The Triumph Scrambler is a British motorcycle made by Triumph Motorcycles. Launched in 2006, it was the last Triumph styled by designer John Mockett, who had begun working with the small factory team at Triumph in 1989, rationalising existing models based on a very successful modular design plan, including the concept and styling of the unfaired Trident triples for their 1990 IFMA launch. Mockett subsequently served as principal stylist for most of the bikes introduced up to 2006.

==Development==
The Scrambler was designed as a Bonneville with off-road styling and limited off-road capability.

The TR6C Trophy Special was the major influence on the new Scrambler, and the new bike shared the same key features – most obviously including the high level stacked twin exhausts and crossover exhaust headers, though Triumph had to swap sides (from left to right) with the stacked pipes because the battery box got in the way for running them on the left hand side.
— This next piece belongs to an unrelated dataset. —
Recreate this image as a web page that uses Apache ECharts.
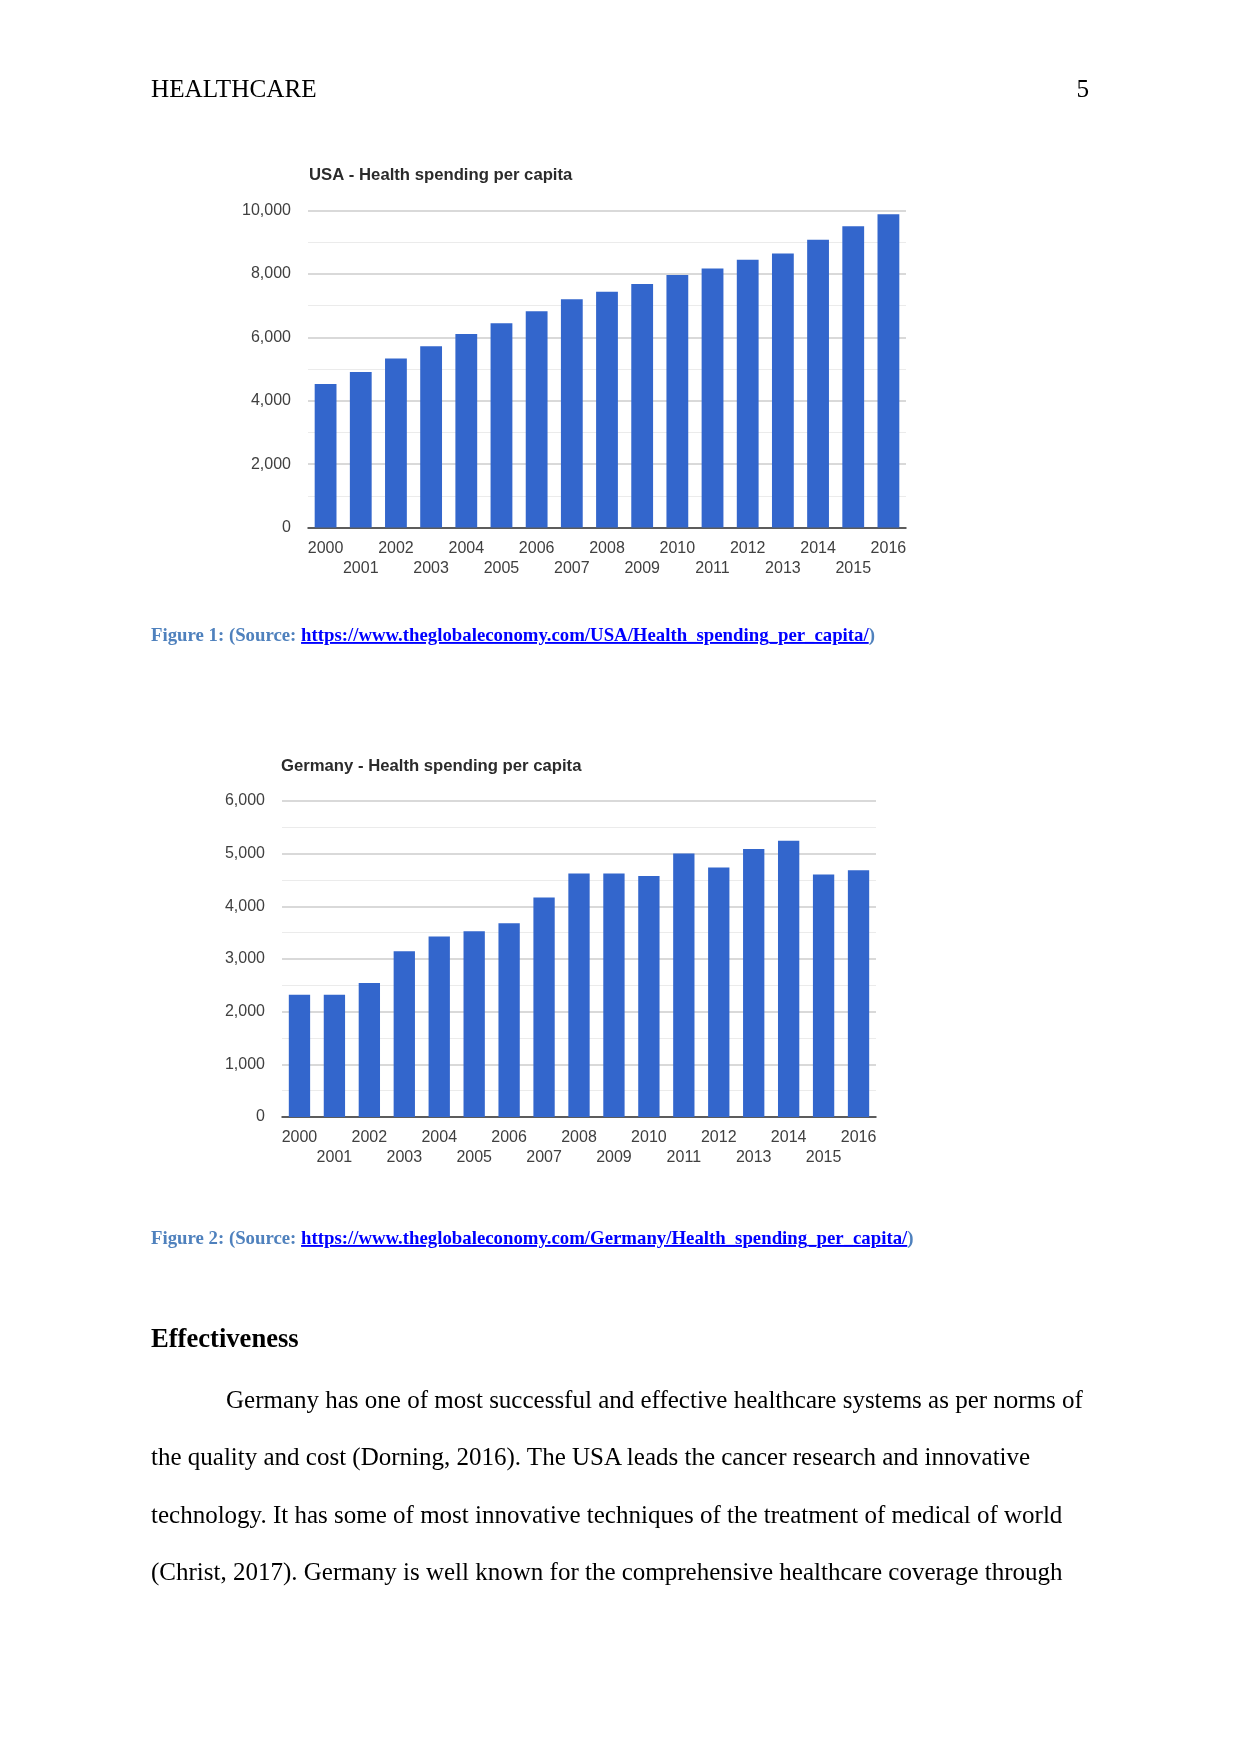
<!DOCTYPE html>
<html>
<head>
<meta charset="utf-8">
<script src="https://cdn.jsdelivr.net/npm/echarts@6/dist/echarts.min.js"></script>
<style>
  html, body { margin: 0; padding: 0; background: #ffffff; }
  #page { position: relative; width: 1241px; height: 1754px; background: #fff; overflow: hidden; }
  #chart { position: absolute; left: 0; top: 0; width: 1241px; height: 1754px; }
  #doc { position: absolute; left: 0; top: 0; pointer-events: none; }
  .serif { font-family: 'Liberation Serif', 'Times New Roman', serif; }
</style>
</head>
<body>
<div id="page">
  <div id="chart"></div>
  <svg id="doc" width="1241" height="1754" xmlns="http://www.w3.org/2000/svg">
    <g class="serif" fill="#000">
      <text x="151" y="97" font-size="25.2">HEALTHCARE</text>
      <text x="1089" y="97" font-size="25.2" text-anchor="end">5</text>

      <text x="151" y="641" font-size="18.8" font-weight="bold"><tspan fill="#4F81BD">Figure 1: (Source: </tspan><tspan fill="#0000FF" text-decoration="underline">https://www.theglobaleconomy.com/USA/Health_spending_per_capita/</tspan><tspan fill="#4F81BD">)</tspan></text>

      <text x="151" y="1244" font-size="18.8" font-weight="bold"><tspan fill="#4F81BD">Figure 2: (Source: </tspan><tspan fill="#0000FF" text-decoration="underline">https://www.theglobaleconomy.com/Germany/Health_spending_per_capita/</tspan><tspan fill="#4F81BD">)</tspan></text>

      <text x="151" y="1347" font-size="26.6" font-weight="bold">Effectiveness</text>
      <text x="226" y="1408" font-size="25">Germany has one of most successful and effective healthcare systems as per norms of</text>
      <text x="151" y="1465" font-size="25">the quality and cost (Dorning, 2016). The USA leads the cancer research and innovative</text>
      <text x="151" y="1523" font-size="25">technology. It has some of most innovative techniques of the treatment of medical of world</text>
      <text x="151" y="1580" font-size="25">(Christ, 2017). Germany is well known for the comprehensive healthcare coverage through</text>
    </g>
  </svg>
</div>
<script>
// ---- Data ----
const years = ['2000','2001','2002','2003','2004','2005','2006','2007','2008','2009','2010','2011','2012','2013','2014','2015','2016'];
const usaSpending = [4530, 4905, 5335, 5715, 6105, 6440, 6820, 7200, 7440, 7685, 7965, 8170, 8450, 8640, 9075, 9505, 9885];
const germanySpending = [2320, 2320, 2545, 3145, 3425, 3525, 3680, 4170, 4625, 4625, 4575, 5005, 4735, 5090, 5245, 4605, 4685];
const usaTitle = 'USA - Health spending per capita';
const germanyTitle = 'Germany - Health spending per capita';
const usaAxis = { min: 0, max: 10000, interval: 2000 };
const germanyAxis = { min: 0, max: 6000, interval: 1000 };

const barColor = '#3366CC';
const labelColor = '#404040';
const fontFam = 'Arial, "Liberation Sans", Helvetica, sans-serif';

function fmt(v) { return Number(v).toLocaleString('en-US'); }

function yAxisFor(gridIndex, ax) {
  return {
    type: 'value', gridIndex: gridIndex,
    min: ax.min, max: ax.max, interval: ax.interval,
    axisLine: { show: false }, axisTick: { show: false },
    axisLabel: { color: labelColor, fontSize: 16, fontFamily: fontFam, margin: 17, formatter: fmt },
    splitLine: { show: true, lineStyle: { color: '#cccccc', width: 1.5 } },
    minorTick: { show: false, splitNumber: 2 },
    minorSplitLine: { show: true, lineStyle: { color: '#ebebeb', width: 1 } }
  };
}
function xAxisFor(gridIndex) {
  return {
    type: 'category', gridIndex: gridIndex, data: years,
    axisTick: { show: false },
    axisLine: { lineStyle: { color: '#333333', width: 1.5 } },
    axisLabel: {
      interval: 0, color: labelColor, fontSize: 16, fontFamily: fontFam,
      margin: 11, lineHeight: 20,
      formatter: function (v, i) { return i % 2 ? '\n' + v : v; }
    }
  };
}

const chart = echarts.init(document.getElementById('chart'), null, { renderer: 'canvas', width: 1241, height: 1754 });
chart.setOption({
  backgroundColor: 'transparent',
  animation: false,
  title: [
    { text: usaTitle, left: 309, top: 167, padding: 0, textStyle: { fontSize: 16.7, fontWeight: 'bold', color: '#2b2b2b', fontFamily: fontFam } },
    { text: germanyTitle, left: 281, top: 758, padding: 0, textStyle: { fontSize: 16.7, fontWeight: 'bold', color: '#2b2b2b', fontFamily: fontFam } }
  ],
  grid: [
    { left: 308, top: 210.5, width: 598, height: 317, containLabel: false },
    { left: 282, top: 801, width: 594, height: 316, containLabel: false }
  ],
  xAxis: [xAxisFor(0), xAxisFor(1)],
  yAxis: [yAxisFor(0, usaAxis), yAxisFor(1, germanyAxis)],
  series: [
    { type: 'bar', xAxisIndex: 0, yAxisIndex: 0, data: usaSpending, barWidth: '62%', itemStyle: { color: barColor } },
    { type: 'bar', xAxisIndex: 1, yAxisIndex: 1, data: germanySpending, barWidth: '61%', itemStyle: { color: barColor } }
  ]
});
</script>
</body>
</html>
The Scrambler also featured a high, wide handlebar, a higher seat position, twin chromed Kayaba rear shock absorbers (with increased 106 mm travel), 41 mm Kayaba front forks with 120 mm travel and rubber fork gaiters, a small single headlight with a simple speedo, and chunky, knobbly Bridgestone tyres on the thin 36-spoke 19 x 2.5-inch front wheel and the 40-spoke 17 x 3.5-inch rear wheel.

A whole range of Triumph Factory accessories was designed for the Scrambler, including a skid plate to protect the underneath of the engine, engine bars, a headlamp grille, number boards for the sides, an optional tachometer on early models (twin side by side speedometer and tachometer became standard from 2010 model year), a handlebar brace and pad, and even a single seat with fixed rear luggage rack behind. A popular aftermarket addition is a two-into-one performance exhaust system from Arrow.

The engine was the 865 cc parallel twin from the Bonneville (but using the 270° crank from the America/Speedmaster cruiser models) with twin carburetors, detuned to boost torque at low engine speeds, with peak power 54 hp at 7,000 rpm, and maximum torque of 69 Nm available at 5,000 rpm. Multipoint sequential electronic fuel injection with SAI was introduced in 2008 (2009 in the USA) necessitating the fitting of a larger fuel tank that housed the new pump unit. Throttle bodies were disguised to look like carburetors to maintain the Scrambler's retro looks.

==Scrambler 1200==

On August 9, 2018 Triumph released a teaser video for a version of the Scrambler with a similar 89 horsepower SOHC 1200cc engine present in the Thruxton. Formally announced on October 24 of 2019, the Scrambler 1200 was released in two trim levels, a more road oriented XC model and a 30mm taller, more adventure-focused XE model. Both models shared a 21" spoked tubeless front wheel as standard, with the XE model having an increased rake to complement the Showa front suspension.